*Data extract*.
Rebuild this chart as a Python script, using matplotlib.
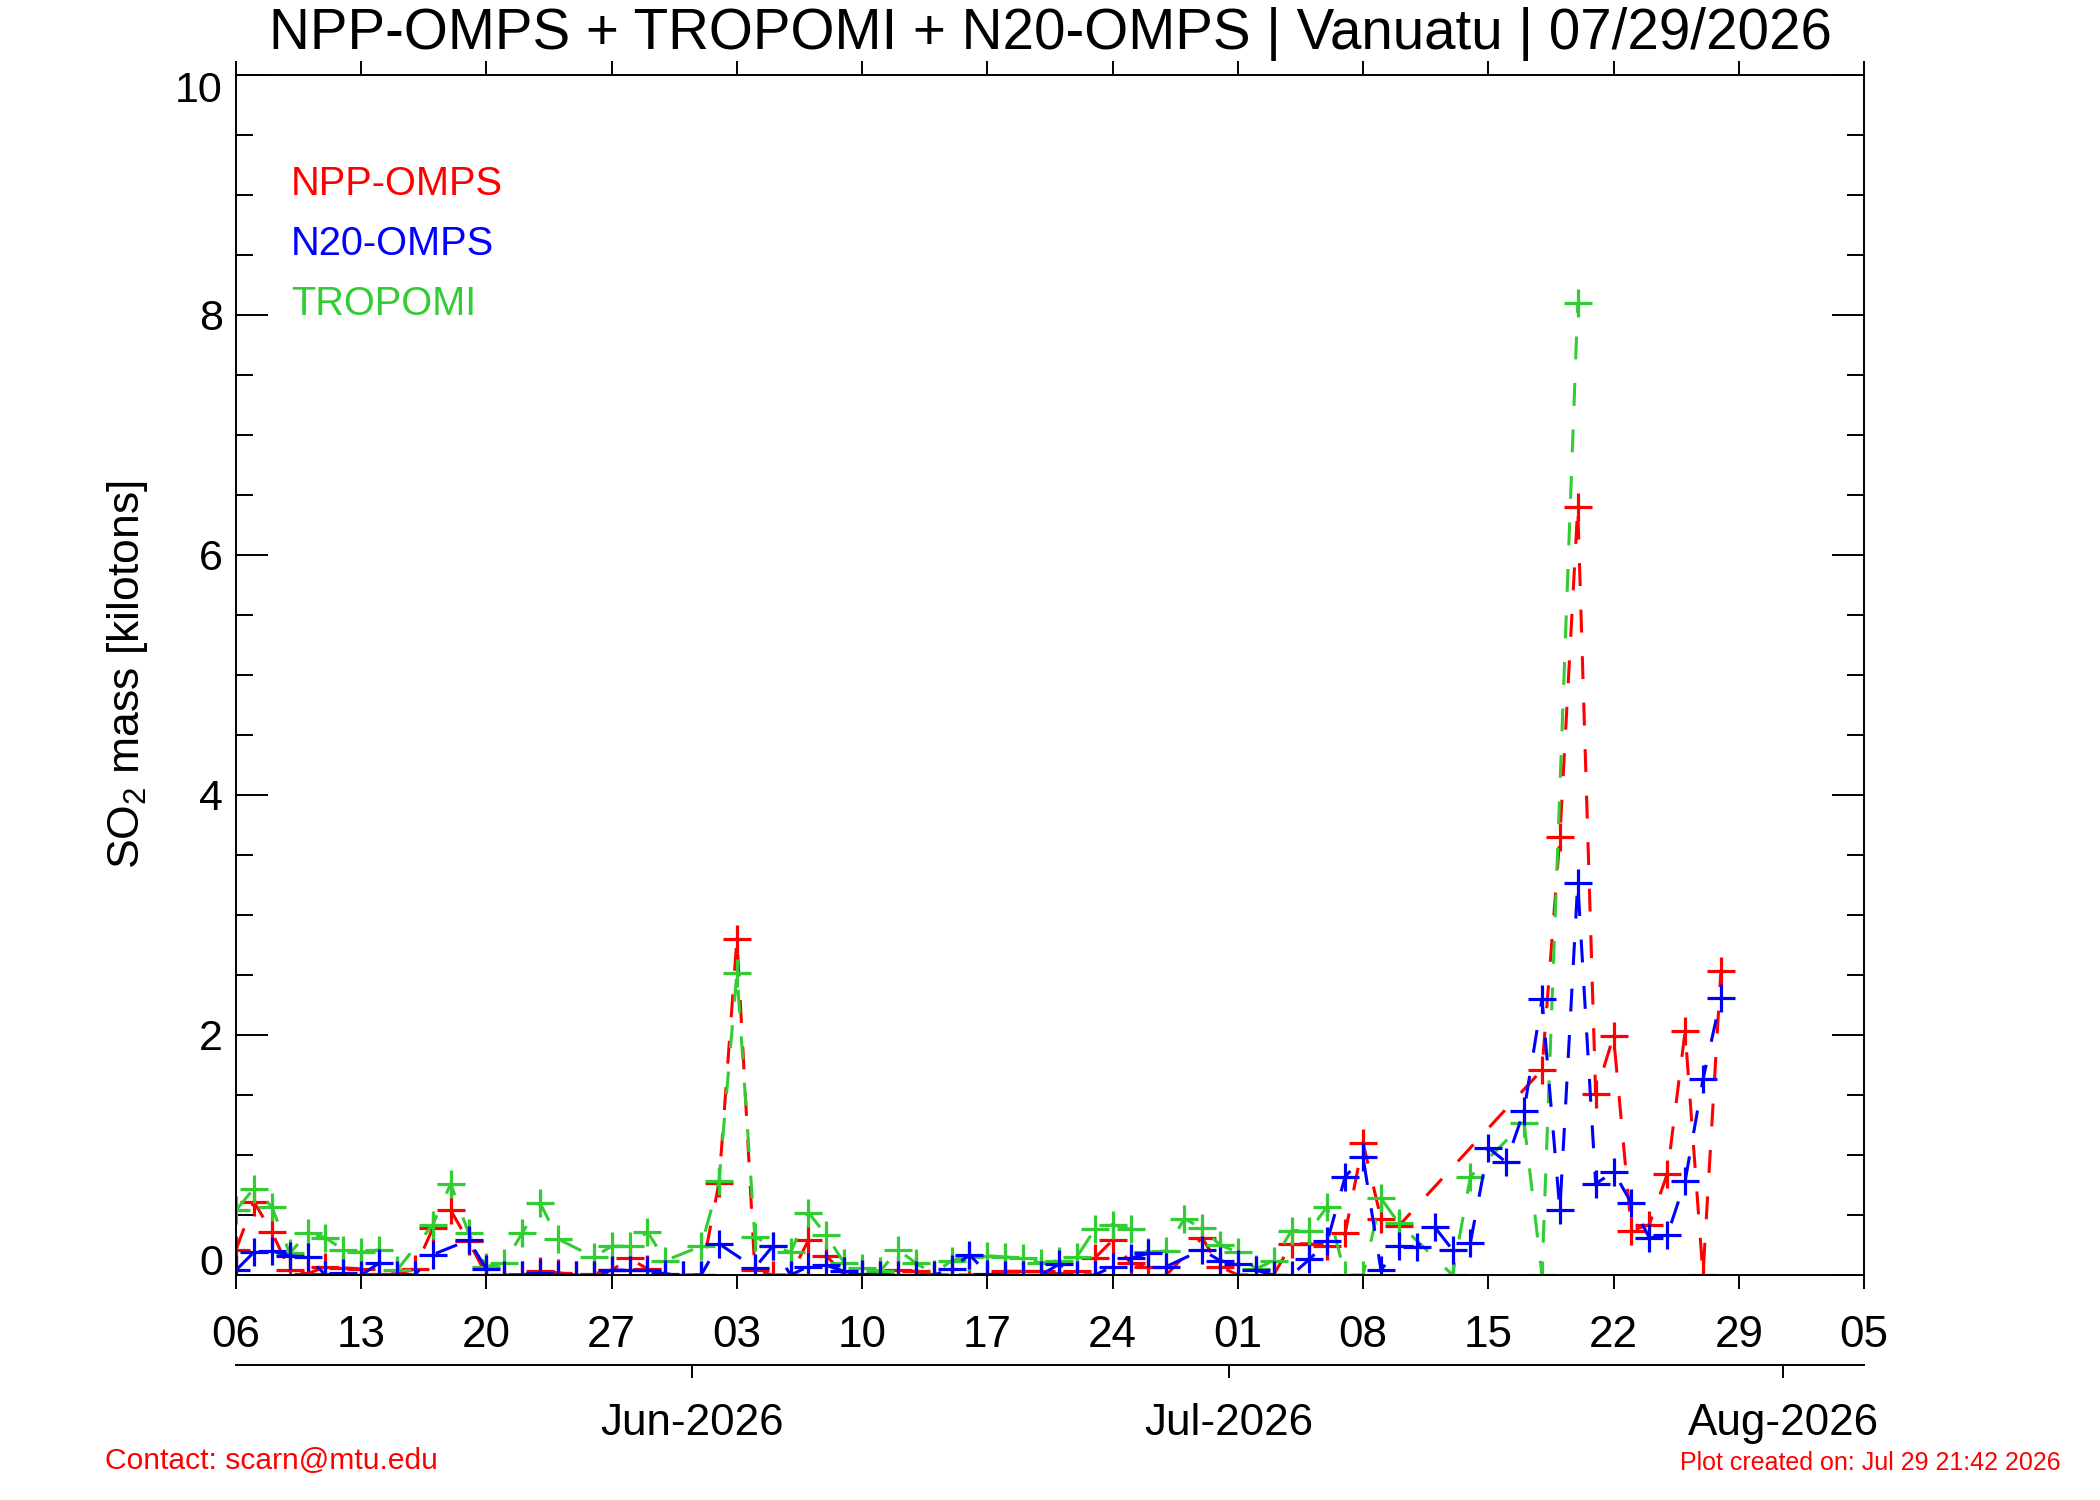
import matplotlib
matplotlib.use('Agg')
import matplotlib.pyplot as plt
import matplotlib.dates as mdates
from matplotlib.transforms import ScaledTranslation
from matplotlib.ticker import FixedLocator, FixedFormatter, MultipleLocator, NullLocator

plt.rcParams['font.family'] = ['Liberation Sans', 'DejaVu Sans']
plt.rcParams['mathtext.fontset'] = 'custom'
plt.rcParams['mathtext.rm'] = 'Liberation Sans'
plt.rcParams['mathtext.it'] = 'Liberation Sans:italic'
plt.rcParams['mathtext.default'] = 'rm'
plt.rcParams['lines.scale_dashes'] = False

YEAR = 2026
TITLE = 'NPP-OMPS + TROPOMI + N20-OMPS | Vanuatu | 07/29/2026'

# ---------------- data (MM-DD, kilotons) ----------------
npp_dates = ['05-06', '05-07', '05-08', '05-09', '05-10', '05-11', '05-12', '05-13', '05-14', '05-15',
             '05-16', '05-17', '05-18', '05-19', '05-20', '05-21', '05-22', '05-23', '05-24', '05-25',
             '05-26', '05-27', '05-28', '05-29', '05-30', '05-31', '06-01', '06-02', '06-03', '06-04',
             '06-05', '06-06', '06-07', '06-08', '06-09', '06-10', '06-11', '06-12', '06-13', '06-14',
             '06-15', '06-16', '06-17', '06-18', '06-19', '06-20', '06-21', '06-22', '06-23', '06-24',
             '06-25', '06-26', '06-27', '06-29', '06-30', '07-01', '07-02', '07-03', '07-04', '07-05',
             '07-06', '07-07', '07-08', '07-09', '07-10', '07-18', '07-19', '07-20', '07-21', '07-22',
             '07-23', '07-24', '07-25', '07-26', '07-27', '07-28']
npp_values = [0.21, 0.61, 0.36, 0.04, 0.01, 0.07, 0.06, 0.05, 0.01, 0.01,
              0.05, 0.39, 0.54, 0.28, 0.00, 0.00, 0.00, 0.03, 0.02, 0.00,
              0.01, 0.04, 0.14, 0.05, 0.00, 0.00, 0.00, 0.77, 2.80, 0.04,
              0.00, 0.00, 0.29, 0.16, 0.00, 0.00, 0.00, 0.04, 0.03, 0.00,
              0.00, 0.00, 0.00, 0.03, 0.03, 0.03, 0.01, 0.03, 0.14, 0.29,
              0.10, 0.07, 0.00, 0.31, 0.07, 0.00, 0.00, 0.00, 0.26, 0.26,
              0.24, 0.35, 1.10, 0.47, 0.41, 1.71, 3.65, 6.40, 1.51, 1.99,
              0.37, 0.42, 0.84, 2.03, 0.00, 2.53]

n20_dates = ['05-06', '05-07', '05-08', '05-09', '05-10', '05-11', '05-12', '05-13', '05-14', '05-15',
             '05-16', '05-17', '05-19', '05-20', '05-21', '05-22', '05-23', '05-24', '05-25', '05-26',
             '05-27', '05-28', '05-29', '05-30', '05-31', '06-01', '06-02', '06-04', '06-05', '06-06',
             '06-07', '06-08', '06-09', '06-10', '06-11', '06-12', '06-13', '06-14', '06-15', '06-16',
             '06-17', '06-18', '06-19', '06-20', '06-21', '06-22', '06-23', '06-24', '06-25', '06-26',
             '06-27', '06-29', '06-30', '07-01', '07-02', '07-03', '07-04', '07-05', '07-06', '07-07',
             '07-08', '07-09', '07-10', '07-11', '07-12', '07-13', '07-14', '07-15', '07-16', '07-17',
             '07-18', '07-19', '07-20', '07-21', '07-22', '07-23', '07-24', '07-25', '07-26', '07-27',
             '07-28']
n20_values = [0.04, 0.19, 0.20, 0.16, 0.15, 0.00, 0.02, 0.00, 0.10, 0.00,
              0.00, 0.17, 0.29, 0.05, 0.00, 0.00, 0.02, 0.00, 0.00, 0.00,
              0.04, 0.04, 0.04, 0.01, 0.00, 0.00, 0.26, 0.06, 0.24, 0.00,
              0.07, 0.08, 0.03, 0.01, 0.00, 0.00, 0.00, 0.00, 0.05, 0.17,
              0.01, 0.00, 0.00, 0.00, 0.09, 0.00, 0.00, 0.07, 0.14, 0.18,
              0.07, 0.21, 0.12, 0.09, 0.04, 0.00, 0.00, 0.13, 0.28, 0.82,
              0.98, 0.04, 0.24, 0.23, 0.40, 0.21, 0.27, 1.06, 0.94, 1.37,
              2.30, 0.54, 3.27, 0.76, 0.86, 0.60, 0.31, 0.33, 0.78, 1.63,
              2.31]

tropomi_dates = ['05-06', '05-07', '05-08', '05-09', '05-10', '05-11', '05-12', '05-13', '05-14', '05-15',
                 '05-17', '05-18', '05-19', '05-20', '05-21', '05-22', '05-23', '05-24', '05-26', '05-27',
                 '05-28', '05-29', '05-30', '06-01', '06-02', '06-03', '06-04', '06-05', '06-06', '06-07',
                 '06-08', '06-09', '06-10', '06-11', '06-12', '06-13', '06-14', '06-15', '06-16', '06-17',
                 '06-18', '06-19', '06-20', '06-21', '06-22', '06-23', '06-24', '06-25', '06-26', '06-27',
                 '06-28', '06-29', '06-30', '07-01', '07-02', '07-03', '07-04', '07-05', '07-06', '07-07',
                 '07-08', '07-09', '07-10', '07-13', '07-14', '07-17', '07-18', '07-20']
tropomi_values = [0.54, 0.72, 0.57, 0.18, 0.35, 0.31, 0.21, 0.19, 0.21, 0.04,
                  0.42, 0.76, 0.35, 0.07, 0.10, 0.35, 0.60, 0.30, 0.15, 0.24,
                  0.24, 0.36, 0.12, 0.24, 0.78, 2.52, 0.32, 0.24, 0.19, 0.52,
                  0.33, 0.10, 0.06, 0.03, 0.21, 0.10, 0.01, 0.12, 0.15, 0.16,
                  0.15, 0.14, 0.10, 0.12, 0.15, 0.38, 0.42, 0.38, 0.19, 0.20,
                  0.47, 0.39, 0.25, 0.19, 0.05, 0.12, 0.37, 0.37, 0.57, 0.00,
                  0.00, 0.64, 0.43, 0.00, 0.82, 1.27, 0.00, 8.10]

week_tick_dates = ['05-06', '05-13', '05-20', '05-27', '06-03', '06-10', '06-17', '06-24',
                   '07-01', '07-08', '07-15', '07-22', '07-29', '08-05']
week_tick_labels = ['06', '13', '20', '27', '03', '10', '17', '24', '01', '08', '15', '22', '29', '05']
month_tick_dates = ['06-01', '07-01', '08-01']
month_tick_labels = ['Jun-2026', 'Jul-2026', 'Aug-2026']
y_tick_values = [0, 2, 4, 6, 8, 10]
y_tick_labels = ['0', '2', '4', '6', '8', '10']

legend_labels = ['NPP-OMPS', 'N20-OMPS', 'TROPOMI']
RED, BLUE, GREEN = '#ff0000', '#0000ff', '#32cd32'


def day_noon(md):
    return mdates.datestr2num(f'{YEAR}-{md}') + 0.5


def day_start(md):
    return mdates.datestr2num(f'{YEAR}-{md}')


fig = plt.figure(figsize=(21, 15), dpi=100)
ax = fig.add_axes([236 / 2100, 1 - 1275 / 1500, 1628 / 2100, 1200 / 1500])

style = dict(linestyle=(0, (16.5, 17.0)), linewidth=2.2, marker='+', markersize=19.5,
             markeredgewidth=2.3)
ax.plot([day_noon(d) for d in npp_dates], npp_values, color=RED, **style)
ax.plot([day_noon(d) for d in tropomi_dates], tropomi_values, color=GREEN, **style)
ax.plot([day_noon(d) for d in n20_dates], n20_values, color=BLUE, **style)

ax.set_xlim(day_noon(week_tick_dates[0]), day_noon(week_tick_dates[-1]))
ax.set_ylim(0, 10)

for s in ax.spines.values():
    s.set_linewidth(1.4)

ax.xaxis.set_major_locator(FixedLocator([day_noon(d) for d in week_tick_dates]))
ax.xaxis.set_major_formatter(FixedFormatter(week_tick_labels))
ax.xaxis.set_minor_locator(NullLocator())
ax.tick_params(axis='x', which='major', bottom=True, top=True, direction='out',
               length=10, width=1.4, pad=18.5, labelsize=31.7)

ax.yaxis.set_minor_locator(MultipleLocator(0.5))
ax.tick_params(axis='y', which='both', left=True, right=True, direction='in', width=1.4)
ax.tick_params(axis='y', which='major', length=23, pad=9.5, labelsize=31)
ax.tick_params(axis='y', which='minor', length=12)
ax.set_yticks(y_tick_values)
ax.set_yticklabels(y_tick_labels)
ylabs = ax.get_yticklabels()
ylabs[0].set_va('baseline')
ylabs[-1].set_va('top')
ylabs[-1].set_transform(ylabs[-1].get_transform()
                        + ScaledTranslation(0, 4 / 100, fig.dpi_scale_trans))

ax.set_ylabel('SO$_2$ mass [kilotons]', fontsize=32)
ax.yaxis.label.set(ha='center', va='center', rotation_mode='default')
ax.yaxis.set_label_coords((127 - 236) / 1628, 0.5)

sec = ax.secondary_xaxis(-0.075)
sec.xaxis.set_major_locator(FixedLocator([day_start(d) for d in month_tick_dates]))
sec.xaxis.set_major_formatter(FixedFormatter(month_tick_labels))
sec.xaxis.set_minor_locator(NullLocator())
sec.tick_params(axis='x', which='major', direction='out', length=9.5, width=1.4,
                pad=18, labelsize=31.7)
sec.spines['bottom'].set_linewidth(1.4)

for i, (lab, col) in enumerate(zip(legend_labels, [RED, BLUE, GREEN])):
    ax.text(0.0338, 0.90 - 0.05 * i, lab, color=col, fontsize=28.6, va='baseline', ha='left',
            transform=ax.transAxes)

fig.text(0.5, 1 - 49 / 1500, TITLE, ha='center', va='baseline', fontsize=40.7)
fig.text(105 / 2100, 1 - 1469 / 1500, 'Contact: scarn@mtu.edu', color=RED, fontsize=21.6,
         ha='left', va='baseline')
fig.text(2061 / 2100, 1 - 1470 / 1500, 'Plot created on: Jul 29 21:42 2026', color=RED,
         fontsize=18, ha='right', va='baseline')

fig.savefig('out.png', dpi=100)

*Prompt*. Take the material above from its first line through the line holding "TITLE = 'NPP-OMPS" and set it down exactly, without the pictures.

*Exercise solution*.
Rebuild this chart as a Python script, using matplotlib.
import matplotlib
matplotlib.use('Agg')
import matplotlib.pyplot as plt
import matplotlib.dates as mdates
from matplotlib.transforms import ScaledTranslation
from matplotlib.ticker import FixedLocator, FixedFormatter, MultipleLocator, NullLocator

plt.rcParams['font.family'] = ['Liberation Sans', 'DejaVu Sans']
plt.rcParams['mathtext.fontset'] = 'custom'
plt.rcParams['mathtext.rm'] = 'Liberation Sans'
plt.rcParams['mathtext.it'] = 'Liberation Sans:italic'
plt.rcParams['mathtext.default'] = 'rm'
plt.rcParams['lines.scale_dashes'] = False

YEAR = 2026
TITLE = 'NPP-OMPS + TROPOMI + N20-OMPS | Vanuatu | 07/29/2026'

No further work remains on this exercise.